Media Releases 2011|

FIRST it was the Bamboo farmers’ market in Melville, then the Market on Main at Arts in downtown Joburg. Now it’s the Fashion Kapitol market in the CBD.

At present 16 or so seamstresses and tailors have stalls in the courtyard of the Kapitol, in the Fashion District, every Saturday from 10am to 2pm.

“It’s authentic Joburg wear,” says Rees Mann, the Fashion District mover and shaker. He sees the market growing in time, particularly as there is now a beauty salon and restaurant in the Kapitol.

The Kapitol, with Joburg’s first public outdoor fashion ramp, was launched in February this year with Joburg Fashion Week and Saturday, 10 December, saw the best student designs from the SewAfrica Training Centre on show.

Several buildings were demolished to create the exciting space, a square with 30 shops facing it, and an arcade linking Prichard and Market streets. In offices upstairs the Gordon Institute of Business Science has set up shop. Medo, the Micro Enterprise Development Organisation, which connects large companies with emerging micro enterprises also has office space here.

The Kapitol takes up most of the block, which is situated in the heart of the district, comprising of about 26 blocks on the eastern edge of the CBD – bordered by Market, Kerk, Von Weilligh and End Streets.

The district houses over 300 fashion-related micro-businesses, with seamstresses and tailors from across southern Africa represented.

Fashion Shack

The Fashion Shack, Mann’s outlet for locally made clothing and accessories, mostly in shweshwe fabric, now houses a restaurant too. It is run by Jonathan Jorge and Emma Whittle, who have given their own interpretation to local cuisine with favourites like chicken and chakanaise (a mix of chakalaka and mayonnaise) half moon, inkukhu (chicken) burger and chips, or Shacky’s Kota (a version of a bunny chow).

Says Jorge: “This is very exciting. We have changed our perspective on the CBD – it is brilliant, we are comfortable with the inner city.” Jorge and Whittle have just returned from several years in the UK, working in high-end restaurants.

Their customers at the Fashion Shack are mostly passersby, but on Fridays and Saturdays they pull out a braai, and it has attracted business people from some of the local banks, and lawyers from the nearby Marble Towers.

“We get a lot of Dutch and German tourists,” explains Jorge.

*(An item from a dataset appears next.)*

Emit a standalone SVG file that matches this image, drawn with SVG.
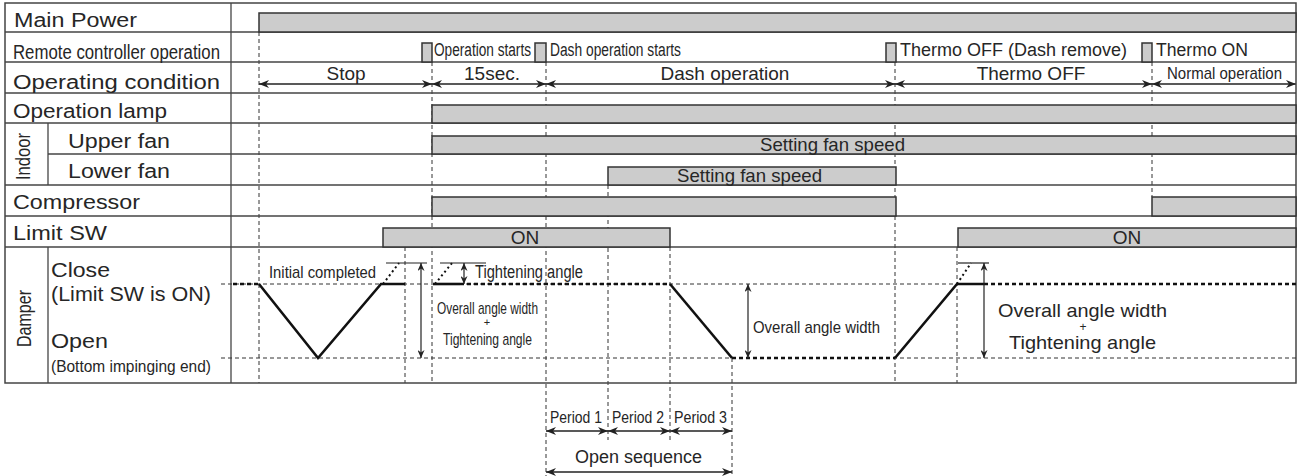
<svg xmlns="http://www.w3.org/2000/svg" width="1298" height="476" viewBox="0 0 1298 476">
<defs>
<style>
text{font-family:"Liberation Sans",Arial,sans-serif;fill:#262626;}
.lbl{font-size:20px;}
.sm{font-size:18px;}
.cond{font-size:18px;}
.frame{fill:none;stroke:#444;stroke-width:1.5;}
.row{stroke:#444;stroke-width:1.3;fill:none;}
.bar{fill:#cccccc;stroke:#333;stroke-width:1.5;}
.vd{stroke:#333;stroke-width:1;stroke-dasharray:4,3;fill:none;}
.ref{stroke:#333;stroke-width:1;stroke-dasharray:4,3;fill:none;}
.st{stroke:#111;stroke-width:2.6;stroke-dasharray:4,3;fill:none;}
.thick{stroke:#111;stroke-width:2.6;fill:none;stroke-linejoin:miter;}
.dot{stroke:#111;stroke-width:2;stroke-dasharray:2,3;fill:none;}
.dim{stroke:#222;stroke-width:1.2;fill:none;}
.arr{stroke:#222;stroke-width:1.5;fill:none;marker-start:url(#ah);marker-end:url(#ah);}
.darr{stroke:#222;stroke-width:1.2;fill:none;marker-start:url(#ah2);marker-end:url(#ah2);}
</style>
<marker id="ah" viewBox="0 0 10 8" refX="10" refY="4" markerWidth="10" markerHeight="8" orient="auto-start-reverse" markerUnits="userSpaceOnUse"><path d="M0,0 L10,4 L0,8 L3,4 z" fill="#222"/></marker>
<marker id="ah2" viewBox="0 0 8 7" refX="8" refY="3.5" markerWidth="8" markerHeight="7" orient="auto-start-reverse" markerUnits="userSpaceOnUse"><path d="M0,0 L8,3.5 L0,7 L2.5,3.5 z" fill="#222"/></marker>
</defs>
<rect width="1298" height="476" fill="#fff"/>

<g id="connectors">
<line class="vd" x1="259" y1="32" x2="259" y2="383"/>
<line class="vd" x1="405" y1="247" x2="405" y2="383"/>
<line class="vd" x1="432" y1="62" x2="432" y2="383"/>
<line class="vd" x1="546" y1="62" x2="546" y2="476"/>
<line class="vd" x1="608" y1="185" x2="608" y2="440"/>
<line class="vd" x1="670" y1="247" x2="670" y2="440"/>
<line class="vd" x1="732" y1="358" x2="732" y2="476"/>
<line class="vd" x1="895" y1="62" x2="895" y2="383"/>
<line class="vd" x1="957" y1="247" x2="957" y2="383"/>
<line class="vd" x1="1152" y1="62" x2="1152" y2="197"/>
<line class="arr" x1="259" y1="84" x2="432" y2="84"/>
<line class="arr" x1="432" y1="84" x2="546" y2="84"/>
<line class="arr" x1="546" y1="84" x2="895" y2="84"/>
<line class="arr" x1="895" y1="84" x2="1152" y2="84"/>
<line class="arr" x1="1152" y1="84" x2="1296" y2="84"/>
<line class="arr" x1="546" y1="431" x2="608" y2="431"/>
<line class="arr" x1="608" y1="431" x2="670" y2="431"/>
<line class="arr" x1="670" y1="431" x2="732" y2="431"/>
<line class="arr" x1="546" y1="472" x2="732" y2="472"/>
</g>

<g id="frame">
<rect class="frame" x="5" y="3" width="1291" height="380"/>
<line class="row" x1="231" y1="3" x2="231" y2="383"/>
<line class="row" x1="5" y1="32" x2="1296" y2="32"/>
<line class="row" x1="5" y1="62" x2="1296" y2="62"/>
<line class="row" x1="5" y1="93" x2="1296" y2="93"/>
<line class="row" x1="5" y1="123" x2="1296" y2="123"/>
<line class="row" x1="48" y1="154" x2="1296" y2="154"/>
<line class="row" x1="5" y1="185" x2="1296" y2="185"/>
<line class="row" x1="5" y1="216" x2="1296" y2="216"/>
<line class="row" x1="5" y1="247" x2="1296" y2="247"/>
<line class="row" x1="48" y1="123" x2="48" y2="185"/>
<line class="row" x1="48" y1="247" x2="48" y2="383"/>
</g>

<g id="main-power">
<text class="lbl" x="14" y="27" textLength="123" lengthAdjust="spacingAndGlyphs">Main Power</text>
<rect class="bar" x="259" y="13" width="1037" height="19"/>
</g>

<g id="remote">
<text class="lbl" x="13" y="59" textLength="207" lengthAdjust="spacingAndGlyphs">Remote controller operation</text>
<rect class="bar" x="422" y="43" width="10" height="19"/>
<text class="cond" x="434" y="56" textLength="97" lengthAdjust="spacingAndGlyphs">Operation starts</text>
<rect class="bar" x="535" y="43" width="11" height="19"/>
<text class="cond" x="550" y="56" textLength="131" lengthAdjust="spacingAndGlyphs">Dash operation starts</text>
<rect class="bar" x="886" y="43" width="10" height="19"/>
<text class="sm" x="900" y="56" textLength="227" lengthAdjust="spacingAndGlyphs">Thermo OFF (Dash remove)</text>
<rect class="bar" x="1142" y="43" width="10" height="19"/>
<text class="sm" x="1156" y="56" textLength="92" lengthAdjust="spacingAndGlyphs">Thermo ON</text>
</g>

<g id="operating-condition">
<text class="lbl" x="13" y="89" textLength="207" lengthAdjust="spacingAndGlyphs">Operating condition</text>
<text x="346" y="80" font-size="19" text-anchor="middle">Stop</text>
<text x="492" y="80" font-size="19" text-anchor="middle">15sec.</text>
<text x="725" y="80" font-size="19" text-anchor="middle">Dash operation</text>
<text x="1031" y="80" font-size="19" text-anchor="middle">Thermo OFF</text>
<text x="1167" y="79" font-size="17" textLength="115" lengthAdjust="spacingAndGlyphs">Normal operation</text>
</g>

<g id="operation-lamp">
<text class="lbl" x="13" y="118" textLength="154" lengthAdjust="spacingAndGlyphs">Operation lamp</text>
<rect class="bar" x="432" y="105" width="864" height="18"/>
</g>

<g id="indoor">
<text class="lbl" font-size="18" transform="translate(30,156.5) rotate(-90)" text-anchor="middle" textLength="47" lengthAdjust="spacingAndGlyphs">Indoor</text>
</g>

<g id="upper-fan">
<text class="lbl" x="68" y="148" textLength="102" lengthAdjust="spacingAndGlyphs">Upper fan</text>
<rect class="bar" x="432" y="136" width="864" height="18"/>
<text x="760" y="151" font-size="19" textLength="145" lengthAdjust="spacingAndGlyphs">Setting fan speed</text>
</g>

<g id="lower-fan">
<text class="lbl" x="68" y="178" textLength="102" lengthAdjust="spacingAndGlyphs">Lower fan</text>
<rect class="bar" x="608" y="167" width="288" height="18"/>
<text x="677" y="182" font-size="19" textLength="145" lengthAdjust="spacingAndGlyphs">Setting fan speed</text>
</g>

<g id="compressor">
<text class="lbl" x="13" y="209" textLength="127" lengthAdjust="spacingAndGlyphs">Compressor</text>
<rect class="bar" x="432" y="197" width="464" height="19"/>
<rect class="bar" x="1152" y="197" width="144" height="19"/>
</g>

<g id="limit-sw">
<text class="lbl" x="13" y="240" textLength="94" lengthAdjust="spacingAndGlyphs">Limit SW</text>
<rect class="bar" x="383" y="228" width="287" height="19"/>
<text x="525" y="244" font-size="19" text-anchor="middle">ON</text>
<rect class="bar" x="958" y="228" width="338" height="19"/>
<text x="1127" y="244" font-size="19" text-anchor="middle">ON</text>
</g>

<g id="damper">
<text class="lbl" font-size="19" transform="translate(31,318.5) rotate(-90)" text-anchor="middle" textLength="57" lengthAdjust="spacingAndGlyphs">Damper</text>
<text class="lbl" x="51" y="277" textLength="59" lengthAdjust="spacingAndGlyphs">Close</text>
<text class="lbl" x="51" y="301" textLength="160" lengthAdjust="spacingAndGlyphs">(Limit SW is ON)</text>
<text class="lbl" x="51" y="348" textLength="57" lengthAdjust="spacingAndGlyphs">Open</text>
<text x="51" y="372" font-size="17" textLength="160" lengthAdjust="spacingAndGlyphs">(Bottom impinging end)</text>
<line class="ref" x1="221" y1="284" x2="1296" y2="284"/>
<line class="ref" x1="221" y1="358" x2="1296" y2="358"/>
<line class="st" x1="233" y1="284" x2="259" y2="284"/>
<line class="st" x1="460" y1="284" x2="670" y2="284"/>
<line class="st" x1="732" y1="358" x2="895" y2="358"/>
<line class="st" x1="984" y1="284" x2="1296" y2="284"/>
<polyline class="thick" points="259,284 318,358 381,284 405,284"/>
<line class="thick" x1="433" y1="284" x2="460" y2="284"/>
<line class="thick" x1="670" y1="284" x2="732" y2="358"/>
<polyline class="thick" points="895,358 957,284 984,284"/>
<line class="dot" x1="383" y1="284" x2="399" y2="263"/>
<line class="dot" x1="435" y1="284" x2="452" y2="263"/>
<line class="dot" x1="957" y1="284" x2="971" y2="263"/>
<line class="dim" x1="386" y1="263" x2="427" y2="263"/>
<line class="darr" x1="421" y1="263" x2="421" y2="358"/>
<line class="dim" x1="440" y1="263" x2="486" y2="263"/>
<line class="darr" x1="464" y1="263" x2="464" y2="284"/>
<line class="darr" x1="748" y1="284" x2="748" y2="358"/>
<line class="dim" x1="958" y1="263" x2="989" y2="263"/>
<line class="darr" x1="984" y1="263" x2="984" y2="358"/>
<text x="269" y="278" font-size="17" textLength="107" lengthAdjust="spacingAndGlyphs">Initial completed</text>
<text x="475" y="278" font-size="18" textLength="108" lengthAdjust="spacingAndGlyphs">Tightening angle</text>
<text x="437" y="314" font-size="17" textLength="101" lengthAdjust="spacingAndGlyphs">Overall angle width</text>
<text x="487" y="326" font-size="11" text-anchor="middle">+</text>
<text x="443" y="345" font-size="17" textLength="89" lengthAdjust="spacingAndGlyphs">Tightening angle</text>
<text x="753" y="333" font-size="17" textLength="127" lengthAdjust="spacingAndGlyphs">Overall angle width</text>
<text x="998" y="317" font-size="19" textLength="169" lengthAdjust="spacingAndGlyphs">Overall angle width</text>
<text x="1083" y="331" font-size="12" text-anchor="middle">+</text>
<text x="1009" y="349" font-size="19" textLength="147" lengthAdjust="spacingAndGlyphs">Tightening angle</text>
</g>

<g id="periods">
<text x="550" y="423" font-size="17" textLength="52" lengthAdjust="spacingAndGlyphs">Period 1</text>
<text x="612" y="423" font-size="17" textLength="52" lengthAdjust="spacingAndGlyphs">Period 2</text>
<text x="674" y="423" font-size="17" textLength="53" lengthAdjust="spacingAndGlyphs">Period 3</text>
<text x="575" y="463" font-size="18" textLength="127" lengthAdjust="spacingAndGlyphs">Open sequence</text>
</g>
</svg>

Jorge and Whittle commissioned two Zimbabwean artists, Tenson Sibanda and Reason Ndlovu, to paint a large mural on the outside wall of the shack, depicting Joburg scenes.

Jorge and Whittle have brought in creative outdoor tables – a bath filled with water and covered with a sheet of glass, with several goldfish swimming beneath the glass, and a huge tyre levelled with a round sheet of glass. They have plans to expand the restaurant.

The beauty salon, which opens this week, is called Born Fire. It is owned by Afro-pop singer Ntando, and is situated above the Fashion Shack, in one of the heritage buildings on the site.

The Johannesburg Development Agency has pumped R25-million into the district: R9-million into creating the Kapitol, and R16-million into sprucing up the district with new paving, lighting and distinctive sewing emblems.